Rightfully, they wonder “Why? Why should I even bother? It doesn’t sound like the end result is worth the effort and heartache.”
But simplifying isn’t about all the things you should do without. Simplifying is about having space for what you love when you stop focusing on what you don’t. Tweet
The end result is definitely worth the effort, and the journey doesn’t have to be a negative one.
My days are filled with so many “must-do” activities, and I wondered how others made time for the things they loved. How did people write and volunteer and create when all I was doing was the dishes and the laundry and not creating? It dawned on me after hearing Brooke over at Slow Your Home talk about this: People were doing the important stuff first!
You know when you hear something so simple and you wonder why you couldn’t figure it out yourself? Yeah, tha happened.
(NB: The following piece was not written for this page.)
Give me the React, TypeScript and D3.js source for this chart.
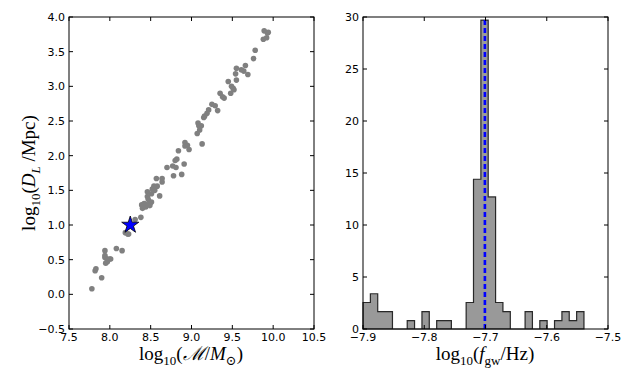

We all know it can be hard work to cut things out, but as so many of our homes attest, it’s not so hard to fill up. So, instead of focusing on cutting out the negative, try filling up with the positive. It’s kind of like eating dessert first. And the good thing is, it’s so gradual, you won’t realize that all the good stuff has crowded out all the unnecessary stuff that you would have gotten rid of anyway. It’s virtually painless.
So I gave it a shot with writing.
I got up earlier in the morning and dedicated that early time solely to writing. I put the phone away, didn’t check Facebook or Twitter, ignored the dishes, left the laundry, and just worked. I knew I only had an hour before having to get ready for work, so I made the most of it. And you know what?
The house didn’t fall apart, and I felt better — more refreshed with having done what I love, and certainly not at all deprived. I had actually made time for what I love without “cutting out” anything, and it was pain-free. Well, except for getting up at 5:30 a.m.
If you’re going to try filling your time and space first with what you love, you should think about what’s important to you. Once you’ve got that figured out, just reverse what you’ve been doing. If you’ve been focusing on the little, busywork tasks and not on what you love, try shifting your focus. You’ll figure out what you can do without, and the meaningless will fall by the wayside.
How do you focus more on what you love than on busywork?